> [Data section]:
|---|

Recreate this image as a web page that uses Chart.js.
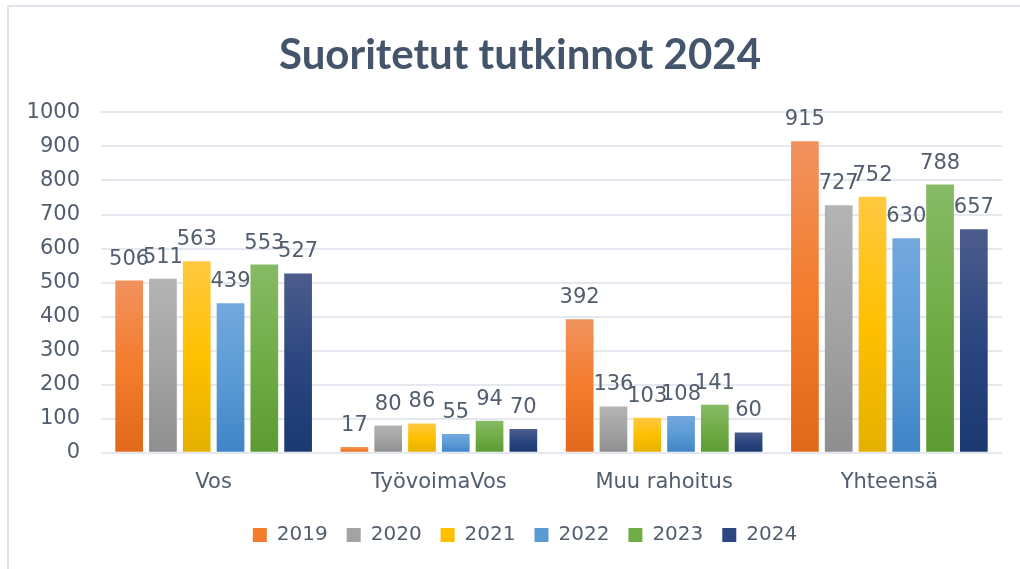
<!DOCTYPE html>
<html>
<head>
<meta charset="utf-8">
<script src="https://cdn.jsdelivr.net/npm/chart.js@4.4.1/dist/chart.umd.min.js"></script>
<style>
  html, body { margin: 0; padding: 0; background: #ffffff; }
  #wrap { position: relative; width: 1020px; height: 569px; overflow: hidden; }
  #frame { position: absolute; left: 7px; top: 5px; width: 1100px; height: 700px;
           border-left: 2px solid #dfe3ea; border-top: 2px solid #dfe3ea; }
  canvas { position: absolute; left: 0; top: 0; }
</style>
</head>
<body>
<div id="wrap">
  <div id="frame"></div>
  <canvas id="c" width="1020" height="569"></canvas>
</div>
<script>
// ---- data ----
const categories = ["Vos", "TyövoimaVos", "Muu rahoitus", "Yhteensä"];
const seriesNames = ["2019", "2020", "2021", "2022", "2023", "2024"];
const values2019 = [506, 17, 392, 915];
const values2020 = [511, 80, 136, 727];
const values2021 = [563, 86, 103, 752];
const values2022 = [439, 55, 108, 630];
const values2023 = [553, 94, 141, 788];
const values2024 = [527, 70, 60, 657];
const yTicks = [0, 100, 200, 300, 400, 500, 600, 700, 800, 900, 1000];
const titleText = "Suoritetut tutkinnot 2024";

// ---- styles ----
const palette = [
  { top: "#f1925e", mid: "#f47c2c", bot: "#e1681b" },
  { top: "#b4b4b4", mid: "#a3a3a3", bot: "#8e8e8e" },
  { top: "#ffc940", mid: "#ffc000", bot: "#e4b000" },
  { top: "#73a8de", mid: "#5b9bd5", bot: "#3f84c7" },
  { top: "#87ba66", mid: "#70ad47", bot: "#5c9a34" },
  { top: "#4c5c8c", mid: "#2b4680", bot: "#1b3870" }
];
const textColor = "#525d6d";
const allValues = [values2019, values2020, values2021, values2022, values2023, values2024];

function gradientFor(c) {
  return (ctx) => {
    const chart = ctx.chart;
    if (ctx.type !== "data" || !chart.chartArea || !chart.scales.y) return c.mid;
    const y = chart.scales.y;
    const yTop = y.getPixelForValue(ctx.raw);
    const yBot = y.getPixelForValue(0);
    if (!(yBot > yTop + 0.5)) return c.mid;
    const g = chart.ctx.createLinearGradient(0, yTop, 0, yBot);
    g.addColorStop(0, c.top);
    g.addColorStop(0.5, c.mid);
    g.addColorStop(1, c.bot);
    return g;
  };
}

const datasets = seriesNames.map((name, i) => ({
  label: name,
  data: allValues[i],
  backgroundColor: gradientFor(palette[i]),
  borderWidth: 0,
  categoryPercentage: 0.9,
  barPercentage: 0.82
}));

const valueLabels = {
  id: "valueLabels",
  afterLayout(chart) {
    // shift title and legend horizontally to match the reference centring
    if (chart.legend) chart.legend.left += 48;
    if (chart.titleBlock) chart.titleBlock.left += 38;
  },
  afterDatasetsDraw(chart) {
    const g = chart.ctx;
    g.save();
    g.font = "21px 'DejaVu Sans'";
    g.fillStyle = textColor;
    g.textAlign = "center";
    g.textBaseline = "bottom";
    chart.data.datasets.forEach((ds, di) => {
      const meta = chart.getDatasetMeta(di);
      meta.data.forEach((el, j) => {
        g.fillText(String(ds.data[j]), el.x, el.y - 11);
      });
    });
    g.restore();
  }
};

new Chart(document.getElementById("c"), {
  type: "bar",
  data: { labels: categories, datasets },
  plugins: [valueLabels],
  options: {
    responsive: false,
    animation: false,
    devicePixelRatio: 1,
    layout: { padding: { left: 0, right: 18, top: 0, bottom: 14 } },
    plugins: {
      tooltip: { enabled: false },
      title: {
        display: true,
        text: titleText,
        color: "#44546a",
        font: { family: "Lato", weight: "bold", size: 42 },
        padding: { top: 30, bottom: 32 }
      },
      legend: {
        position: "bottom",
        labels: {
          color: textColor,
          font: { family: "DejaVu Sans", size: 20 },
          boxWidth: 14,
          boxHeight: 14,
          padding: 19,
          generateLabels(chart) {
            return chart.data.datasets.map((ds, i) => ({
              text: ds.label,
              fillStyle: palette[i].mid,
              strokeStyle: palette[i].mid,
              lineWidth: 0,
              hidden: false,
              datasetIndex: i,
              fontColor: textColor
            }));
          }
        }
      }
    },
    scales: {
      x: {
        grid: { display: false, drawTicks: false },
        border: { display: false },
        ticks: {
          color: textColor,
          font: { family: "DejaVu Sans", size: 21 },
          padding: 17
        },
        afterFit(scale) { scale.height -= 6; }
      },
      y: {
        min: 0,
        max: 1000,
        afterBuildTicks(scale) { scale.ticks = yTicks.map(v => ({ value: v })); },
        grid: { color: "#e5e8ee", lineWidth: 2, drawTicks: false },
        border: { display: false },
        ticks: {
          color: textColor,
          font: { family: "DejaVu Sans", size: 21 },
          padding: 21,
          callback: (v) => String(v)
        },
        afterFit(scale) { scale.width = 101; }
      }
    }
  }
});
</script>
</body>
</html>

|---|

> [Goal]: Without the pictures, write out the whole listing above exactly as it appears.

> [Result for this exercise]:
Recreate this image as a web page that uses Chart.js.
<!DOCTYPE html>
<html>
<head>
<meta charset="utf-8">
<script src="https://cdn.jsdelivr.net/npm/chart.js@4.4.1/dist/chart.umd.min.js"></script>
<style>
  html, body { margin: 0; padding: 0; background: #ffffff; }
  #wrap { position: relative; width: 1020px; height: 569px; overflow: hidden; }
  #frame { position: absolute; left: 7px; top: 5px; width: 1100px; height: 700px;
           border-left: 2px solid #dfe3ea; border-top: 2px solid #dfe3ea; }
  canvas { position: absolute; left: 0; top: 0; }
</style>
</head>
<body>
<div id="wrap">
  <div id="frame"></div>
  <canvas id="c" width="1020" height="569"></canvas>
</div>
<script>
// ---- data ----
const categories = ["Vos", "TyövoimaVos", "Muu rahoitus", "Yhteensä"];
const seriesNames = ["2019", "2020", "2021", "2022", "2023", "2024"];
const values2019 = [506, 17, 392, 915];
const values2020 = [511, 80, 136, 727];
const values2021 = [563, 86, 103, 752];
const values2022 = [439, 55, 108, 630];
const values2023 = [553, 94, 141, 788];
const values2024 = [527, 70, 60, 657];
const yTicks = [0, 100, 200, 300, 400, 500, 600, 700, 800, 900, 1000];
const titleText = "Suoritetut tutkinnot 2024";

// ---- styles ----
const palette = [
  { top: "#f1925e", mid: "#f47c2c", bot: "#e1681b" },
  { top: "#b4b4b4", mid: "#a3a3a3", bot: "#8e8e8e" },
  { top: "#ffc940", mid: "#ffc000", bot: "#e4b000" },
  { top: "#73a8de", mid: "#5b9bd5", bot: "#3f84c7" },
  { top: "#87ba66", mid: "#70ad47", bot: "#5c9a34" },
  { top: "#4c5c8c", mid: "#2b4680", bot: "#1b3870" }
];
const textColor = "#525d6d";
const allValues = [values2019, values2020, values2021, values2022, values2023, values2024];

function gradientFor(c) {
  return (ctx) => {
    const chart = ctx.chart;
    if (ctx.type !== "data" || !chart.chartArea || !chart.scales.y) return c.mid;
    const y = chart.scales.y;
    const yTop = y.getPixelForValue(ctx.raw);
    const yBot = y.getPixelForValue(0);
    if (!(yBot > yTop + 0.5)) return c.mid;
    const g = chart.ctx.createLinearGradient(0, yTop, 0, yBot);
    g.addColorStop(0, c.top);
    g.addColorStop(0.5, c.mid);
    g.addColorStop(1, c.bot);
    return g;
  };
}

const datasets = seriesNames.map((name, i) => ({
  label: name,
  data: allValues[i],
  backgroundColor: gradientFor(palette[i]),
  borderWidth: 0,
  categoryPercentage: 0.9,
  barPercentage: 0.82
}));

const valueLabels = {
  id: "valueLabels",
  afterLayout(chart) {
    // shift title and legend horizontally to match the reference centring
    if (chart.legend) chart.legend.left += 48;
    if (chart.titleBlock) chart.titleBlock.left += 38;
  },
  afterDatasetsDraw(chart) {
    const g = chart.ctx;
    g.save();
    g.font = "21px 'DejaVu Sans'";
    g.fillStyle = textColor;
    g.textAlign = "center";
    g.textBaseline = "bottom";
    chart.data.datasets.forEach((ds, di) => {
      const meta = chart.getDatasetMeta(di);
      meta.data.forEach((el, j) => {
        g.fillText(String(ds.data[j]), el.x, el.y - 11);
      });
    });
    g.restore();
  }
};

new Chart(document.getElementById("c"), {
  type: "bar",
  data: { labels: categories, datasets },
  plugins: [valueLabels],
  options: {
    responsive: false,
    animation: false,
    devicePixelRatio: 1,
    layout: { padding: { left: 0, right: 18, top: 0, bottom: 14 } },
    plugins: {
      tooltip: { enabled: false },
      title: {
        display: true,
        text: titleText,
        color: "#44546a",
        font: { family: "Lato", weight: "bold", size: 42 },
        padding: { top: 30, bottom: 32 }
      },
      legend: {
        position: "bottom",
        labels: {
          color: textColor,
          font: { family: "DejaVu Sans", size: 20 },
          boxWidth: 14,
          boxHeight: 14,
          padding: 19,
          generateLabels(chart) {
            return chart.data.datasets.map((ds, i) => ({
              text: ds.label,
              fillStyle: palette[i].mid,
              strokeStyle: palette[i].mid,
              lineWidth: 0,
              hidden: false,
              datasetIndex: i,
              fontColor: textColor
            }));
          }
        }
      }
    },
    scales: {
      x: {
        grid: { display: false, drawTicks: false },
        border: { display: false },
        ticks: {
          color: textColor,
          font: { family: "DejaVu Sans", size: 21 },
          padding: 17
        },
        afterFit(scale) { scale.height -= 6; }
      },
      y: {
        min: 0,
        max: 1000,
        afterBuildTicks(scale) { scale.ticks = yTicks.map(v => ({ value: v })); },
        grid: { color: "#e5e8ee", lineWidth: 2, drawTicks: false },
        border: { display: false },
        ticks: {
          color: textColor,
          font: { family: "DejaVu Sans", size: 21 },
          padding: 21,
          callback: (v) => String(v)
        },
        afterFit(scale) { scale.width = 101; }
      }
    }
  }
});
</script>
</body>
</html>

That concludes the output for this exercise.